Start of RECORDED DATA

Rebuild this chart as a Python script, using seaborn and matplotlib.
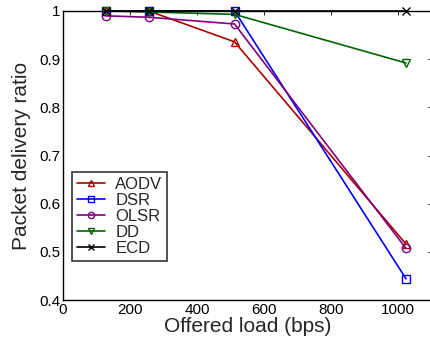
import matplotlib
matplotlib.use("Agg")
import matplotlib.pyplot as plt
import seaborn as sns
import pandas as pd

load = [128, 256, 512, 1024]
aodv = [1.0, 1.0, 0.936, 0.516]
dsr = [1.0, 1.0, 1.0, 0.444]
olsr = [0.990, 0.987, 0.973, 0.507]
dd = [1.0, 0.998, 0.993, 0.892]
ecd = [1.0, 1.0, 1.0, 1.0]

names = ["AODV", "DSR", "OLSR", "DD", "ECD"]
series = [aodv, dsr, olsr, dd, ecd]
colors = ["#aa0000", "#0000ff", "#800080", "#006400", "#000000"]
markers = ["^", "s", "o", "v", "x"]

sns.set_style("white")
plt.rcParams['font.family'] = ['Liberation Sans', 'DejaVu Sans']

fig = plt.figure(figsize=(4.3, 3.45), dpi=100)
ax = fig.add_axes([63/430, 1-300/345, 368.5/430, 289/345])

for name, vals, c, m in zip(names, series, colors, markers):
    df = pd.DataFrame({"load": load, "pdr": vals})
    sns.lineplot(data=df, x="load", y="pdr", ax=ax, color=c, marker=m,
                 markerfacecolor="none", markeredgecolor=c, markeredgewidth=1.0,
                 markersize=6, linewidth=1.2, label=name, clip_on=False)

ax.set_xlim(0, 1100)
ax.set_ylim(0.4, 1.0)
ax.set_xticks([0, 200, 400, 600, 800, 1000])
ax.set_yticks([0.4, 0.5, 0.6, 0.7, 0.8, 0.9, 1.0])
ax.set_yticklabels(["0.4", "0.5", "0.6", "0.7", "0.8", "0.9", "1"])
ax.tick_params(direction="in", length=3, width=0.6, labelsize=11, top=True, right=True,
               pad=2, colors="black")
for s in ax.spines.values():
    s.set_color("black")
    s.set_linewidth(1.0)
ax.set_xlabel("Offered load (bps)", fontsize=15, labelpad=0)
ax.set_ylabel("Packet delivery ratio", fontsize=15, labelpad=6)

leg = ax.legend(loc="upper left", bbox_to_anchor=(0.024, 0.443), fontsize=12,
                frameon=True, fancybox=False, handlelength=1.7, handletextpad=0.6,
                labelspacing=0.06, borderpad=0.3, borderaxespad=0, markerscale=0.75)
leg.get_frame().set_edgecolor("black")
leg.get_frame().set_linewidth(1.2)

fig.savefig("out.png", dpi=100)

End of RECORDED DATA

**PROBLEM DESCRIPTION:** Repeat the lines exactly as they stand, from the opening line of the data through the line with "markersize=6, linewidth=1.2, label=name, clip_on=False)". Pictures stay out of the copy.

**RESULT BELOW:**
Rebuild this chart as a Python script, using seaborn and matplotlib.
import matplotlib
matplotlib.use("Agg")
import matplotlib.pyplot as plt
import seaborn as sns
import pandas as pd

load = [128, 256, 512, 1024]
aodv = [1.0, 1.0, 0.936, 0.516]
dsr = [1.0, 1.0, 1.0, 0.444]
olsr = [0.990, 0.987, 0.973, 0.507]
dd = [1.0, 0.998, 0.993, 0.892]
ecd = [1.0, 1.0, 1.0, 1.0]

names = ["AODV", "DSR", "OLSR", "DD", "ECD"]
series = [aodv, dsr, olsr, dd, ecd]
colors = ["#aa0000", "#0000ff", "#800080", "#006400", "#000000"]
markers = ["^", "s", "o", "v", "x"]

sns.set_style("white")
plt.rcParams['font.family'] = ['Liberation Sans', 'DejaVu Sans']

fig = plt.figure(figsize=(4.3, 3.45), dpi=100)
ax = fig.add_axes([63/430, 1-300/345, 368.5/430, 289/345])

for name, vals, c, m in zip(names, series, colors, markers):
    df = pd.DataFrame({"load": load, "pdr": vals})
    sns.lineplot(data=df, x="load", y="pdr", ax=ax, color=c, marker=m,
                 markerfacecolor="none", markeredgecolor=c, markeredgewidth=1.0,
                 markersize=6, linewidth=1.2, label=name, clip_on=False)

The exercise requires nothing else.